### EXERCISE BRIEF
Scan each line of the records for the word "chart" and extract the ones that have it.

### SOURCE RECORDS
···

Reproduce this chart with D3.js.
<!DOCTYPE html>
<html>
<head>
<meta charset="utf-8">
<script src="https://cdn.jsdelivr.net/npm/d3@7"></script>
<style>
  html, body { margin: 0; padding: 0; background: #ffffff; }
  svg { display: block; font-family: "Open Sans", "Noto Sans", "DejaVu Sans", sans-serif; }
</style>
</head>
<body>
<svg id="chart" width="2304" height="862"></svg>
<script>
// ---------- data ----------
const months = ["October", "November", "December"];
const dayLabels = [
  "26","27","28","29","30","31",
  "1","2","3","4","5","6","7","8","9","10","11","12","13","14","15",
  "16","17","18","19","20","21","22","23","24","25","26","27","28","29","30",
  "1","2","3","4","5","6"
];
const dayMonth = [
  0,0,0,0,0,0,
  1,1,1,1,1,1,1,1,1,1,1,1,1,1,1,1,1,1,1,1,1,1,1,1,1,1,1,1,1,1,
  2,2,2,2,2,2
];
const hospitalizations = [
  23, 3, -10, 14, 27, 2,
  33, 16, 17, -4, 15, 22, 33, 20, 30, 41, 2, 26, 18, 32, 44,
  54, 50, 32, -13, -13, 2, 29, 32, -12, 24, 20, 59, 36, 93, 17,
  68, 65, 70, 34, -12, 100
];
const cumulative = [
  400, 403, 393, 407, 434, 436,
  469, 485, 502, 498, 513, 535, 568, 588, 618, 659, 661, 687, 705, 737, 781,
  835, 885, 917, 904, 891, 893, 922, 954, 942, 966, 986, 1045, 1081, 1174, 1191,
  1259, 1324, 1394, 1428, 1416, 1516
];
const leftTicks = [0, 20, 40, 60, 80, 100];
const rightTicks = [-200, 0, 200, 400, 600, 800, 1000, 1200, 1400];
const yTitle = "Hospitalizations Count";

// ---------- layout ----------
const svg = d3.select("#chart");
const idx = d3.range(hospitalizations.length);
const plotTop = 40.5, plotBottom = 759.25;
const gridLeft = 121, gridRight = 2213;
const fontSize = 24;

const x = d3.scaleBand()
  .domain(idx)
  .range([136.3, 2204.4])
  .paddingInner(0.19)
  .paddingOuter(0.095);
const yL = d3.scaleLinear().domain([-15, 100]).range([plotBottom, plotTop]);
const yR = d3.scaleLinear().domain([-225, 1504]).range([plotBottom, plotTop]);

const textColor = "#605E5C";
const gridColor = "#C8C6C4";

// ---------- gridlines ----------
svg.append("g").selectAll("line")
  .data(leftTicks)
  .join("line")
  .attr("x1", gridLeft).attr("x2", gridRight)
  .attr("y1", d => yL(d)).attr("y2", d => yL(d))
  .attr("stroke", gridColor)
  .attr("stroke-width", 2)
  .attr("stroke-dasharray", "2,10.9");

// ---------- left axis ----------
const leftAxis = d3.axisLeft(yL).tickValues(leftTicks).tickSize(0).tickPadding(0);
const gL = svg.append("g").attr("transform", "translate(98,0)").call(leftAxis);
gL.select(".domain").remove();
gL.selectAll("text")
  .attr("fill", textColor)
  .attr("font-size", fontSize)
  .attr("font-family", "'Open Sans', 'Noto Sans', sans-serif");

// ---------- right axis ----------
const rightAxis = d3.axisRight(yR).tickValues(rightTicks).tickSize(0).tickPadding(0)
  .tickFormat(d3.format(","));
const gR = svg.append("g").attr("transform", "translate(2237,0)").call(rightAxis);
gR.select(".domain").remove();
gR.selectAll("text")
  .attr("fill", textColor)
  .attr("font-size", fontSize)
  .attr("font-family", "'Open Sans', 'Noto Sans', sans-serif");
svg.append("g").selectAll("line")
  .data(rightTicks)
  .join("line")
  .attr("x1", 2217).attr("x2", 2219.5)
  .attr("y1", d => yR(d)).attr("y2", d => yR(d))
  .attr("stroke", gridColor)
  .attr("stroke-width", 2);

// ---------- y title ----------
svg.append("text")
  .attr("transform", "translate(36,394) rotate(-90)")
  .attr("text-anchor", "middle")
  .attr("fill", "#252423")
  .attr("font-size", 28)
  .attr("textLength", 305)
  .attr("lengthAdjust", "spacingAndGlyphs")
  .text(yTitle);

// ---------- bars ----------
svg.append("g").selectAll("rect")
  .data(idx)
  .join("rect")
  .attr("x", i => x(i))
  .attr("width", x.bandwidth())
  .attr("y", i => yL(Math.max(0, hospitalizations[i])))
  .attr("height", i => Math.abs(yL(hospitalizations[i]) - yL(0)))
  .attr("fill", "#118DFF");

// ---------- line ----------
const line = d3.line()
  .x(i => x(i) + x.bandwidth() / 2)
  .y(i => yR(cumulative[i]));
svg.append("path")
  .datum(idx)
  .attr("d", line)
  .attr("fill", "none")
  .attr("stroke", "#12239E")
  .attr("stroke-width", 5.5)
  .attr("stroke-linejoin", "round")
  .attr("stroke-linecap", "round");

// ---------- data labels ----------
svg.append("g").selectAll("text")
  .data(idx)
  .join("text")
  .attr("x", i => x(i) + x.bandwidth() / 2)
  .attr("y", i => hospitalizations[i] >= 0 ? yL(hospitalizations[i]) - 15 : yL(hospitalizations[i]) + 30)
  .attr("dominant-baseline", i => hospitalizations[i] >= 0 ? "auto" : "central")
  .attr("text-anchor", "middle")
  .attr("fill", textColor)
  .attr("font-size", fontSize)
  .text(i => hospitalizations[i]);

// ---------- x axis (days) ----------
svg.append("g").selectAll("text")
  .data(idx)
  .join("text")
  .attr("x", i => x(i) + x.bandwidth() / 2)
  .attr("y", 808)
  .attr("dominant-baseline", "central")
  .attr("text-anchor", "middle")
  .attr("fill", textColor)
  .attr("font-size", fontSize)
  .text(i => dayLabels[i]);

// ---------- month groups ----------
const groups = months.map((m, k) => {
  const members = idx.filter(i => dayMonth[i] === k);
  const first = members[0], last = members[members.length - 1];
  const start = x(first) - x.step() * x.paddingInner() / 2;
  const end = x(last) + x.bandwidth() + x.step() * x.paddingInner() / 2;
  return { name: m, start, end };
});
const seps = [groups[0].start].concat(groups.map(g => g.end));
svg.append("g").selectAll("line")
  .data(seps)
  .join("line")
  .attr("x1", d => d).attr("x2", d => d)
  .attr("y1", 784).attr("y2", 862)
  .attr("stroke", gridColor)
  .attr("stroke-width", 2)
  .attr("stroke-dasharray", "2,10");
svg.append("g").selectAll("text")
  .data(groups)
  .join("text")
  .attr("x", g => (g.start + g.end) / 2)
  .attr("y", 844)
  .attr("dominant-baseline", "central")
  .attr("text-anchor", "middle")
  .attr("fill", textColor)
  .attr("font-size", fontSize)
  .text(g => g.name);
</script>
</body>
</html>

···

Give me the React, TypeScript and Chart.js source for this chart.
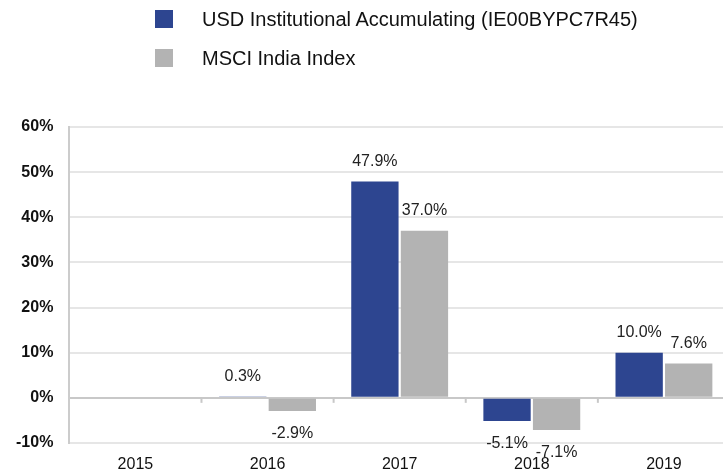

···

### RESPONSE
Reproduce this chart with D3.js.
<svg id="chart" width="2304" height="862"></svg>
const svg = d3.select("#chart");
Give me the React, TypeScript and Chart.js source for this chart.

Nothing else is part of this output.